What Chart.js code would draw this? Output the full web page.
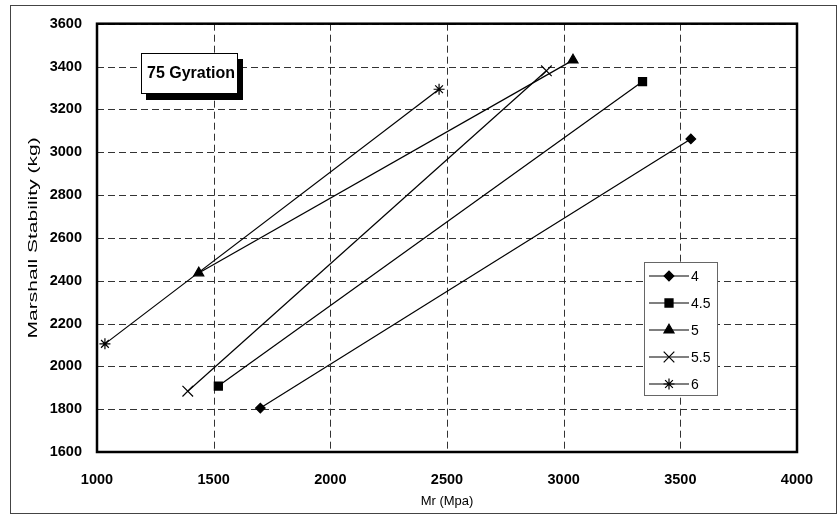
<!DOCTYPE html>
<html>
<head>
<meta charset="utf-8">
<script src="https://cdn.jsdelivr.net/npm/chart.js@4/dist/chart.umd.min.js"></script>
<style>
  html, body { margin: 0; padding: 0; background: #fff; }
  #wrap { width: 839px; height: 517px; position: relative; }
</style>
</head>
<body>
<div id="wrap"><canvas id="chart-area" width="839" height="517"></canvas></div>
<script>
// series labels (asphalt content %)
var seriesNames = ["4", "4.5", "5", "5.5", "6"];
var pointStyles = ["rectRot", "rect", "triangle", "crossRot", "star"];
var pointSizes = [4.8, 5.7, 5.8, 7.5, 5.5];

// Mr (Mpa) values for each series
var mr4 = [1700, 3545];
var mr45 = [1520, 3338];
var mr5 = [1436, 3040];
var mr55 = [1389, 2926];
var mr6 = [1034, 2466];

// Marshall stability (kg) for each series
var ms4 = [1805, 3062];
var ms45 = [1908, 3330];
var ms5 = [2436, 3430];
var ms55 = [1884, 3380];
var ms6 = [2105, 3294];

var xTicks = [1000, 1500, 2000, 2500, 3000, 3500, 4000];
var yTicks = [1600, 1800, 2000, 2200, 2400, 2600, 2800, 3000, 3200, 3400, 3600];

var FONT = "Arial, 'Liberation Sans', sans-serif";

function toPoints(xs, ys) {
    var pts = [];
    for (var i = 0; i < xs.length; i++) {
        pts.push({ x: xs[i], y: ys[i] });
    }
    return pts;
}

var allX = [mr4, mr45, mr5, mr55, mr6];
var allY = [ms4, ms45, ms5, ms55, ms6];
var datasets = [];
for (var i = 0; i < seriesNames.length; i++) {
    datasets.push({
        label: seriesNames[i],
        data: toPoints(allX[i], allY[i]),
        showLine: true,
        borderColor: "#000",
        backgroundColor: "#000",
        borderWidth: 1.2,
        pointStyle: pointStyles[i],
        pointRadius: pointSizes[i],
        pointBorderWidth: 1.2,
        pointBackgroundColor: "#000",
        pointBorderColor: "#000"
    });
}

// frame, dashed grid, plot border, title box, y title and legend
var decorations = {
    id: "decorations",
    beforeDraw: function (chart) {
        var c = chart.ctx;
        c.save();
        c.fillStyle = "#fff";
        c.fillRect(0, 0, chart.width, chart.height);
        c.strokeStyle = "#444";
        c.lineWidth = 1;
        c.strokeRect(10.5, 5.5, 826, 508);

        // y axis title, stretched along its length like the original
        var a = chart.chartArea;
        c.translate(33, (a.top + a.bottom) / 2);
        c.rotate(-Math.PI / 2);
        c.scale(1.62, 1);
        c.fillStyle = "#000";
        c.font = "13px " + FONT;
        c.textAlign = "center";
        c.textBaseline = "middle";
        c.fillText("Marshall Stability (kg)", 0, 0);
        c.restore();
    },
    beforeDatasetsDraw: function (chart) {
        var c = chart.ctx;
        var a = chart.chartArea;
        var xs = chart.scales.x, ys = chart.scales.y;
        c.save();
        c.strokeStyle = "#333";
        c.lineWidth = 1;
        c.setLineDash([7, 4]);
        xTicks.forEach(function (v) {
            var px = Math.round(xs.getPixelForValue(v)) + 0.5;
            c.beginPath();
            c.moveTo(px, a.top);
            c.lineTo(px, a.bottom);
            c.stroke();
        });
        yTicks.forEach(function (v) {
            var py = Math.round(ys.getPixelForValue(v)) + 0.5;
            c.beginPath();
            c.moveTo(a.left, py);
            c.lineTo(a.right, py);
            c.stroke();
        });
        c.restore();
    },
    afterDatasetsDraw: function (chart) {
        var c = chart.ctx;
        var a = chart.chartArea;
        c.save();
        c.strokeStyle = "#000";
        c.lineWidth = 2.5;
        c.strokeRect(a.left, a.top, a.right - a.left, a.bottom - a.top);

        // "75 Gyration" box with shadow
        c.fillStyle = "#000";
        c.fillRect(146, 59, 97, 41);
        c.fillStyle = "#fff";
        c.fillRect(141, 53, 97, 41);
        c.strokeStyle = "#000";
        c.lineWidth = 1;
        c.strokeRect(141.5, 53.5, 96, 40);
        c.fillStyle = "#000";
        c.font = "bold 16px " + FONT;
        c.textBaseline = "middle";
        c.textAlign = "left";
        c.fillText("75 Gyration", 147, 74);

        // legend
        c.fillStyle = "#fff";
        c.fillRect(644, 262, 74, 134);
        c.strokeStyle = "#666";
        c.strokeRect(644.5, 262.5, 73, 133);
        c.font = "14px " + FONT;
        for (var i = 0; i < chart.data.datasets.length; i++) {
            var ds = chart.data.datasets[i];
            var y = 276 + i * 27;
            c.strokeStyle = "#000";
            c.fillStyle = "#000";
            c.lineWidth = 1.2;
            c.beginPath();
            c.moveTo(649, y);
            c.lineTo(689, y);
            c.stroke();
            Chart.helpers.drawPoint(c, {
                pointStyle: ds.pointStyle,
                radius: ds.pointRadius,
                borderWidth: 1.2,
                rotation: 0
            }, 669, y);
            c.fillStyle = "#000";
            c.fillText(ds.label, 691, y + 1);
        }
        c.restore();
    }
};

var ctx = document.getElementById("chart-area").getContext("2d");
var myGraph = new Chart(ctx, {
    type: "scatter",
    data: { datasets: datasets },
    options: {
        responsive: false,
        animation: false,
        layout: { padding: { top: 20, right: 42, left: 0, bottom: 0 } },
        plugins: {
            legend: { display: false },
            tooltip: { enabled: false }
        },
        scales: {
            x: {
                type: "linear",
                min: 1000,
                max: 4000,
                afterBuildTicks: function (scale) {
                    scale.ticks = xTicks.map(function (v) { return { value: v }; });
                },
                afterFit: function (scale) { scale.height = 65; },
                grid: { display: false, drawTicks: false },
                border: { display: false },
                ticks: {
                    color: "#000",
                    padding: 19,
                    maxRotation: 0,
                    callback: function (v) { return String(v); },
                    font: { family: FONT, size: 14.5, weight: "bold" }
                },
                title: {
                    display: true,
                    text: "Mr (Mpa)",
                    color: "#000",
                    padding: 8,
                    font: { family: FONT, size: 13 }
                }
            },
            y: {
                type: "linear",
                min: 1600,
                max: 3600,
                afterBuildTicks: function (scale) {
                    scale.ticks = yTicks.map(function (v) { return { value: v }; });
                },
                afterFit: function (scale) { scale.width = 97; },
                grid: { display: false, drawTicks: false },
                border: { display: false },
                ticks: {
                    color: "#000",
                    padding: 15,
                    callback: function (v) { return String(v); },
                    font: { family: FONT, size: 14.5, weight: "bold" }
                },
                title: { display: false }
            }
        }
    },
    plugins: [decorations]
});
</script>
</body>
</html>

AIM
Write out again, exactly, the lines from the start of the listing up to the line containing "var ms6 = [2105, 3294];", with both ends and without pictures.

WRITTEN ANSWER
What Chart.js code would draw this? Output the full web page.
<!DOCTYPE html>
<html>
<head>
<meta charset="utf-8">
<script src="https://cdn.jsdelivr.net/npm/chart.js@4/dist/chart.umd.min.js"></script>
<style>
  html, body { margin: 0; padding: 0; background: #fff; }
  #wrap { width: 839px; height: 517px; position: relative; }
</style>
</head>
<body>
<div id="wrap"><canvas id="chart-area" width="839" height="517"></canvas></div>
<script>
// series labels (asphalt content %)
var seriesNames = ["4", "4.5", "5", "5.5", "6"];
var pointStyles = ["rectRot", "rect", "triangle", "crossRot", "star"];
var pointSizes = [4.8, 5.7, 5.8, 7.5, 5.5];

// Mr (Mpa) values for each series
var mr4 = [1700, 3545];
var mr45 = [1520, 3338];
var mr5 = [1436, 3040];
var mr55 = [1389, 2926];
var mr6 = [1034, 2466];

// Marshall stability (kg) for each series
var ms4 = [1805, 3062];
var ms45 = [1908, 3330];
var ms5 = [2436, 3430];
var ms55 = [1884, 3380];
var ms6 = [2105, 3294];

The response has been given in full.